Monday, 20 July 2015

A Week in Westminster

From the week beginning 13th July, I was lucky enough to be offered work experience in the Westminster office of my local representative, the Rt. Hon David Jones MP for Clwyd West in North Wales. The experience was an amazing opportunity to put to the test my academic understanding of UK politics, engage in the working life of the House of Commons and offer my skills and experience in writing policy recommendations. The opportunity also gave me a chance to gain new competencies in writing press releases, corresponding with constituents and liaising with lobbyist groups. The experience not only gave me the opportunity to use and develop skills but to test my ability to be successful in the working world after three years as a student studying International Politics and Conflict Studies.

The work I was given was varied and challenging and tasks ranged from postal triage engaging in diplomatic meetings. It was a pleasant coincidence that one of my MP’s main areas of interest has moved to the politics of the Middle East, which happened to be one of my most enjoyable modules at Queen’s. Although slightly to the East, the recent nuclear deal in Iran became a main area of debate in the House during my week in the Commons and this was an exciting opportunity to sit in on debates such as Prime Ministers Questions and Oral Questions to the Foreign and Commonwealth Office. Not only did this opportunity allow me to witness first hand the scrutiny the government is put under following such significant agreements but also sit in on diplomatic meetings with lobbyist groups such as the National Council of Resistance for Iran (NCRI) and hear different sides of the debate on whether the agreement was regarded a success.

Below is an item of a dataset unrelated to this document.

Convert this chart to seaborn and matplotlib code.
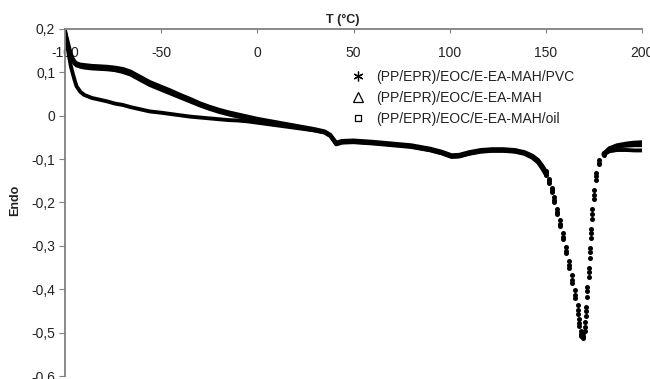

A different aspect of the role was engagement with issues raised from constituents, this enabled me to adapt quickly to working on differing issues simultaneously. I was given research tasks on issues such as the assisted dying bill and how the budget will affect North Wales. This enabled me to use skills gained at Queen’s, in particular the ‘Skills and Methods” module which allowed me to evaluate reliability, value and purpose of pieces of data in order to write well balanced and accurate briefings on the differing issues.


Developing professionally, this opportunity has given me confidence in myself to enter the job market following my MA next year, (which will also be at Queen’s) having attractive skills and experience to offer employers. I felt the work I did in the HoC was valued and gave me a genuine portrayal of what is expected of a parliamentary assistant, as opposed to many internships where you're left making tea and photocopying. The other parliamentary assistants encouraged me and I was made to feel like part of the team. The opportunity has also restored my faith in the political system, although speaking only for the hard work of my MP David Jones; I was able to see how he successfully engages with the issues of his constituents with un-doubtable empathy for their issues and a quick turnaround in resolving problems. I would encourage any student in the School to contact their MP and inquire about such an experience as it has undoubtedly enhanced my employability and confidence prior to entering the job market.